Wie sehen diese Treffen in Zeiten der Corona-Pandemie aus?
Michael Berner: Die Therapien in der Villa Viva sowie Einzelberatungen sind unter Beachtung der Schutzvorkehrungen glücklicherweise weitgehend möglich gewesen. Anders sieht es bei Gruppen- und Begegnungsangeboten aus. Im Sommer letzten Jahres konnten einzelne Treffen im Freien stattfinden, was wir im Herbst aber leider wieder einstellen mussten, sodass viele der besonders nachgefragten Angebote wie beispielsweise die Stammtische ausfallen mussten. Manuela Kolbeck: Wir haben lange überlegt und uns mit den Bedenken der Teilnehmenden hinsichtlich Online- und Telefonangeboten intensiv auseinandergesetzt. Denn gerade nach einem Schlaganfall kann die Kommunikation sehr herausfordernd sein – selbst von Angesicht zu Angesicht. Vor kurzem haben wir eine Fantasiereise online angeboten
und das Feedback war durchweg positiv. Das hat uns darin bestärkt, auch unseren Stammtisch erstmals online anzubieten, was am vergangenen Freitag seine Prämiere hatte. Auch das hat gut geklappt und ist auf großen Anklang gestoßen. Denn gerade für mobilitätseingeschränkte Menschen oder weiter entfernt Lebende, kann das digitale Angebot auch eine Erleichterung bedeuten. Deswegen überlegen wir derzeit, solche Angebote auch nach der Pandemie beizubehalten.
Was wären diesbezüglich Ihre Wünsche?
Michael Berner: Natürlich wäre unser Wunsch, dass wir uns bald alle wieder bedenkenlos im echten Leben begegnen können. Bis dahin möchten wir aber alle herzlich ermutigen, sich auf die Online-Alternativen einzulassen. Denn wie meine Kollegin bereits sagte: Es gibt auch positive Aspekte der Online-Treffen!
Vielen Dank für das Gespräch, liebe Frau Kolbeck und lieber Herr Berner!
Gut zu wissen: FAST gegen den Schlaganfall
- Face – Bitten Sie die Person zu lächeln. Häufig ist eine Gesichtshälfte gelähmt.

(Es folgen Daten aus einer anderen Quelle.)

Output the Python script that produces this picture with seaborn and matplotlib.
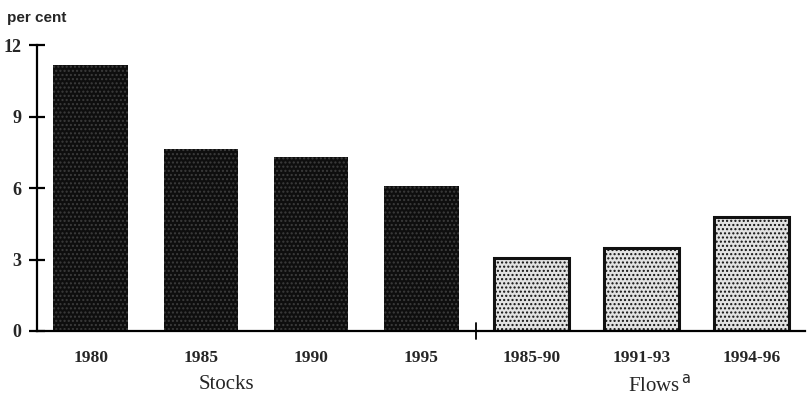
import matplotlib
matplotlib.use("Agg")
import matplotlib.pyplot as plt
import seaborn as sns
import pandas as pd

# values (per cent)
periods = ["1980", "1985", "1990", "1995", "1985-90", "1991-93", "1994-96"]
shares = [11.15, 7.65, 7.3, 6.08, 3.06, 3.47, 4.78]
kind = ["Stocks", "Stocks", "Stocks", "Stocks", "Flows", "Flows", "Flows"]

df = pd.DataFrame({"period": periods, "share": shares, "kind": kind})

sns.set_style("white")
plt.rcParams["font.family"] = ["Liberation Serif", "DejaVu Serif"]

fig = plt.figure(figsize=(8.07, 4.01), dpi=100)
ax = fig.add_axes([0.0458, 0.1746, 0.952, 0.713])

sns.barplot(data=df, x="period", y="share", hue="kind",
            palette={"Stocks": "#0e0e0e", "Flows": "#e2e2e2"},
            dodge=False, width=0.68, legend=False, ax=ax)

for bar, k in zip(ax.patches, df["kind"]):
    if k == "Stocks":
        bar.set_edgecolor("#3c3c3c")
        bar.set_hatch("....")
        bar.set_linewidth(0.0)
    else:
        bar.set_edgecolor("#111111")
        bar.set_hatch("....")
        bar.set_linewidth(2.2)

ax.set_xlim(-0.49, 6.49)
ax.set_ylim(0, 12)
ax.set_yticks([0, 3, 6, 9, 12])
ax.set_yticklabels(["0", "3", "6", "9", "12"], fontsize=13, fontweight="bold")
ax.set_xticks(range(len(periods)))
ax.set_xticklabels(periods, fontsize=12.5, fontweight="bold")
ax.tick_params(axis="y", left=True, direction="inout", length=12, width=1.6,
               color="black", pad=5)
ax.tick_params(axis="x", bottom=False, length=0, pad=14)
ax.set_xlabel("")
ax.set_ylabel("")

# separator tick between stocks and flows
ax.plot([3.5, 3.5], [-0.35, 0.35], color="black", lw=1.3, clip_on=False)

for side in ["top", "right"]:
    ax.spines[side].set_visible(False)
for side in ["left", "bottom"]:
    ax.spines[side].set_color("black")
    ax.spines[side].set_linewidth(1.6)

fig.text(0.009, 0.955, "per cent", fontsize=11, fontweight="bold",
         family=["Liberation Sans", "DejaVu Sans"], va="center")
fig.text(0.281, 0.04, "Stocks", fontsize=15, ha="center", va="center")
fig.text(0.818, 0.04, "Flows$^{\\,\\mathrm{a}}$", fontsize=15, ha="center", va="center")

fig.savefig("out.png", dpi=100)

- Arms – Bitten Sie die Person, die Arme nach vorne zu strecken und die Handflächen nach oben zu drehen. Bei einem Schlaganfall, funktioniert dies meist nur auf einer Körperseite.
- Speech – Bitten Sie die Person, einen einfachen Satz nachzusprechen. Ist sie dazu nicht in der Lage oder klingt die Stimme verwaschen, könnte eine Sprachstörung vorliegen.
- Time – Treffen die obenstehenden Punkte zu? Zögern Sie nicht länger und rufen Sie den Rettungsdienst.